The Good Kind of Tired

Hello all,

Last week, I spent much of my time working on spreadsheets and data collection. Excel! Woo! Okay, yep, it was monotonous, but work in all its forms can be worthwhile if we understand the purpose of it.  I think the spreadsheets I am putting together are helpful, and that is ultimately what I am here to do – help.

It’s important for future interns to open themselves up to the scope of work they will do in their jobs.  I didn’t come out here with intentions of exclusively doing work that would benefit my personal interests, and I’ve had a better experience because of that. Last week’s repetitive tasks allowed me to regroup and relax, and it was good timing in preparation for the youth outreach event Alejandro, Kevin, and I put on yesterday here in Denver.

I am so thankful that fellow LHIP interns, Alejandro and Kevin, wanted to collaborate with me on this event because they have experience with youth education, and they helped me turn my ideas into a program that would be fit for the kids.  They also had great energy and a gentleness about them that I think kids really respond to.

As I mentioned in previous posts, this event was a part of an environment/outdoor recreation focused summer camp in the predominately Latino Westwood neighborhood here in Denver.  The program we put on for the kids was focused around conservation and wildlife in national parks.  We started the session by telling them about Latino Conservation Week (LCW), which is July 14-22 this year.  LCW highlights the idea that everyone is welcome to learn and care for the environment, and we expressed that we want people from all backgrounds to know that they can get involved with the National Park Service (NPS) as well.

We familiarized the kids with the NPS mission and arrowhead emblem, before allowing them to inspect the skins and skulls of various animals that can be found in parks throughout the United States. (***None of the educational skins or skulls were harvested from hunted animals.) The kids tried to identify all of the animals before we highlighted unique features of each that give clues about their habitat and behaviors.

We really focused in on the predator-prey relationship between wolves and elk as an example of how communities of animals are closely connected with one another. I was impressed with how the kids reasoned through the questions we proposed as we led them through the chain of events that occurs when an ecosystem has unbalanced populations.

I had written a story through the eyes of a lone wolf that included many facts about wolves and reinforced some of the topics we discussed with the kids.  Alejandro, Kevin and I organized the kids into groups to play the roles of the characters in the story, and as I narrated the kids acted it out.  I was fun, fun-ny, and offered some fun-damental knowledge about a predator’s role in the ecosystem (I can be as corny as I want at this point in the post because I expect some of you have fallen asleep.)

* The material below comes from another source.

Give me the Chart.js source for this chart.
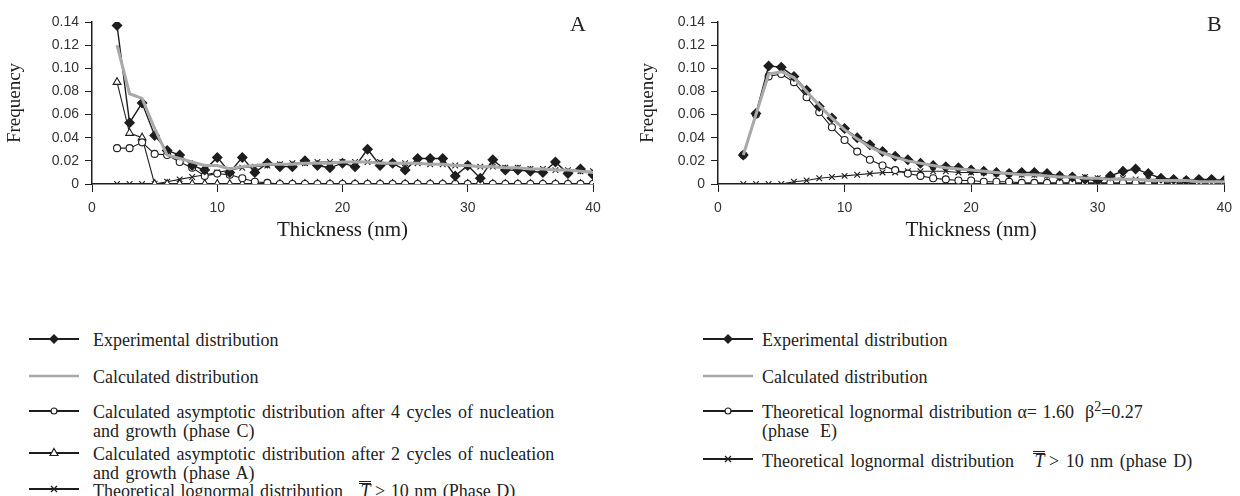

We finished the session up by assembling some trail mix with the kids, and they had to practice their conservation skills by making sure there was enough of each ingredient to offer to the next person. (This is what I say in response to the free-for-all that it was.) After we packed things up, I realized how tired I was. I didn’t know the kids would bring such good energy out of me. During all the planning, practicing, organizing. public speaking and laughter of the day, I hadn’t once been tired because I was enjoying myself.

I declare the resulting tiredness as the good kind of tired.